Smart Contract Vulnerability Detection Based on Automated Feature Extraction and Feature Interaction

Smart contract is the core of blockchain operation, and contract vulnerability will cause huge economic losses. Therefore, effective smart contract vulnerability detection is of vital importance and attracts more and more attention. In this paper, we propose a vulnerability detection model (VDM-AEI) based on automatic feature extraction and feature interaction. For the first time, this model converts smart contracts into gray images and uses VGG16 and GRU models to automatically extract vulnerability features and filter effective features, respectively. Then, a contract graph and an expert knowledge feature vector are constructed by using commonly used methods as part of feature construction. Next, AutoInt and DCN networks are used to build a dual feature interaction network to obtain more abundant vulnerability feature information, which extracts high-dimensional nonlinear features from the low and sparse features of the contract graph feature vector and the expert knowledge-defined feature vector.
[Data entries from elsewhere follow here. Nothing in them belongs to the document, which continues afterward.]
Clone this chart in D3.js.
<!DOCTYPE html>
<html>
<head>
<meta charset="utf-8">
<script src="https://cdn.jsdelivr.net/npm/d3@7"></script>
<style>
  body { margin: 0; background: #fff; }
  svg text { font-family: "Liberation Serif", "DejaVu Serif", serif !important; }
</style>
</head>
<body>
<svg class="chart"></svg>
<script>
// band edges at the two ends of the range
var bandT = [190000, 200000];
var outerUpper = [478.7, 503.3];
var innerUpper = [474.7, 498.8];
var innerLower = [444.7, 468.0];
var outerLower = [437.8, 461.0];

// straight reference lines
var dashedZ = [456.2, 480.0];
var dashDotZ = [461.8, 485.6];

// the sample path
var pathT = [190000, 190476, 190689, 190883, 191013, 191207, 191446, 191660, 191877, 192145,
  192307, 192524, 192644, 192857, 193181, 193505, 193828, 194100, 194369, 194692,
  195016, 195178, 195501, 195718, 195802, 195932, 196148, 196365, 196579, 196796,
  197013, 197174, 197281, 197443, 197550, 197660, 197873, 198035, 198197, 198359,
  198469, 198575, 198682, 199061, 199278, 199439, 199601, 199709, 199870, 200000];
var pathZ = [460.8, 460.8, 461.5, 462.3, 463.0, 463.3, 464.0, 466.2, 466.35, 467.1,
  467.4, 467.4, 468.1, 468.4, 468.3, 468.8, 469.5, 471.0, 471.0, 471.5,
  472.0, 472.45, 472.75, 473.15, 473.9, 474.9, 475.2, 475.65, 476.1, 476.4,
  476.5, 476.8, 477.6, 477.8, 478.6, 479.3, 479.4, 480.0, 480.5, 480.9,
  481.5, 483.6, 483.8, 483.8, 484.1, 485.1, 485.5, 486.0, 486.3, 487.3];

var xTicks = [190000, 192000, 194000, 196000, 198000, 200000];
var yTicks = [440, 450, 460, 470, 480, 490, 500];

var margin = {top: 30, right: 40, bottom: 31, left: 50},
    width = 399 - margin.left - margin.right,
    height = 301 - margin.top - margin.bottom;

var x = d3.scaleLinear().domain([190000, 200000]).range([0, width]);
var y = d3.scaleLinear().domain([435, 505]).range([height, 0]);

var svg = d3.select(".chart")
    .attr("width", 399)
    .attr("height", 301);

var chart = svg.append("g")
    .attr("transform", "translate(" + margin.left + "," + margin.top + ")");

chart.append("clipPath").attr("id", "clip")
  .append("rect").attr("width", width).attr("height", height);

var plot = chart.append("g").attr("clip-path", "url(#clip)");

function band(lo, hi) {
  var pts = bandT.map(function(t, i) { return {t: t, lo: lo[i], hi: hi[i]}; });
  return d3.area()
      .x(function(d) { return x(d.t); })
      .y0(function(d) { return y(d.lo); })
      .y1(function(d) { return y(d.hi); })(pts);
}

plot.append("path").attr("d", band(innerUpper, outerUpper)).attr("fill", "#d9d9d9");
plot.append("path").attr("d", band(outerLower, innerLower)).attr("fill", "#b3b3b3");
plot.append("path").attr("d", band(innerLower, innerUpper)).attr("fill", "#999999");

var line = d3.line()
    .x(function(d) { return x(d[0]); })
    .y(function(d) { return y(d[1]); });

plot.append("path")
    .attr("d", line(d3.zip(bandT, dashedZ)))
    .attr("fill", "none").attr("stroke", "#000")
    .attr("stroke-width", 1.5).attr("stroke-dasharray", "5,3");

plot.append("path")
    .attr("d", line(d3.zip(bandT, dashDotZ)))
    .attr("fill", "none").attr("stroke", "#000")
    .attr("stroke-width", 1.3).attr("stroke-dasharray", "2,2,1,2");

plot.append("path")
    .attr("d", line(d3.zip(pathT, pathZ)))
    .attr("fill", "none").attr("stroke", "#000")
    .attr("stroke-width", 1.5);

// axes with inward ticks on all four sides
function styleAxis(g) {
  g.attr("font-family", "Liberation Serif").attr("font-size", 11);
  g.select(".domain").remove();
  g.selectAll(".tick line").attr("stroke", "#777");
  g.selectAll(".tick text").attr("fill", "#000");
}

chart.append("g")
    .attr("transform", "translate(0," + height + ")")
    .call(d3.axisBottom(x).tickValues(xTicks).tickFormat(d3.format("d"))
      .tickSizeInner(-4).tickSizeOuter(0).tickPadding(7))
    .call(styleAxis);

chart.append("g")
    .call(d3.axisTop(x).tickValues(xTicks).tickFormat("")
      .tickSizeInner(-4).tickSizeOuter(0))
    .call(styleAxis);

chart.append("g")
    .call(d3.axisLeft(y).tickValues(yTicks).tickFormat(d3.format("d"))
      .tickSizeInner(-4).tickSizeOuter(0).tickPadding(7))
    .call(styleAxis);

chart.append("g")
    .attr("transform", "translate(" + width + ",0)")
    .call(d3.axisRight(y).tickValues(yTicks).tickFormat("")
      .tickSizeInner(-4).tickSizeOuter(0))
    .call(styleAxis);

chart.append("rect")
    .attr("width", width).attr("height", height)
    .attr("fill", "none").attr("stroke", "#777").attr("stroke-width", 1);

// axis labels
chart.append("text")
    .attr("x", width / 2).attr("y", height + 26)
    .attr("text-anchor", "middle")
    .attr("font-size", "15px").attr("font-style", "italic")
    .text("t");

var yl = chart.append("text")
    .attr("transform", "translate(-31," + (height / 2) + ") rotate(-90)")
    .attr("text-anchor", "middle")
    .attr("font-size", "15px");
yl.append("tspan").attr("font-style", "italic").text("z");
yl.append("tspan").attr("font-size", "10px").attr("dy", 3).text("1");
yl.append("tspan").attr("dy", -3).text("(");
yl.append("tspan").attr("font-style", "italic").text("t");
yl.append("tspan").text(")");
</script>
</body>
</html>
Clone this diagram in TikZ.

Finally, all ouput features of GRU, AutoInt and DCN networks are integrated to obtain vulnerability classification results through fully connected neural networks. We conducted extensive experiments on the ESC and VSC datasets for reentrancy vulnerabilities, timestamp dependency vulnerabilities, and infinite loop vulnerabilities. The experimental results prove the effectiveness and accuracy of the VDM-AEI model. Compared with the latest vulnerability detection model CGE, the accuracy rates of the 3 types of vulnerability detection are improved by 10.85%, 6.18%, and 12.34%, respectively. In addition, the predicted F1 scores of VDM-AEI are all greater than 95%, and the recall rate is no less than 94%.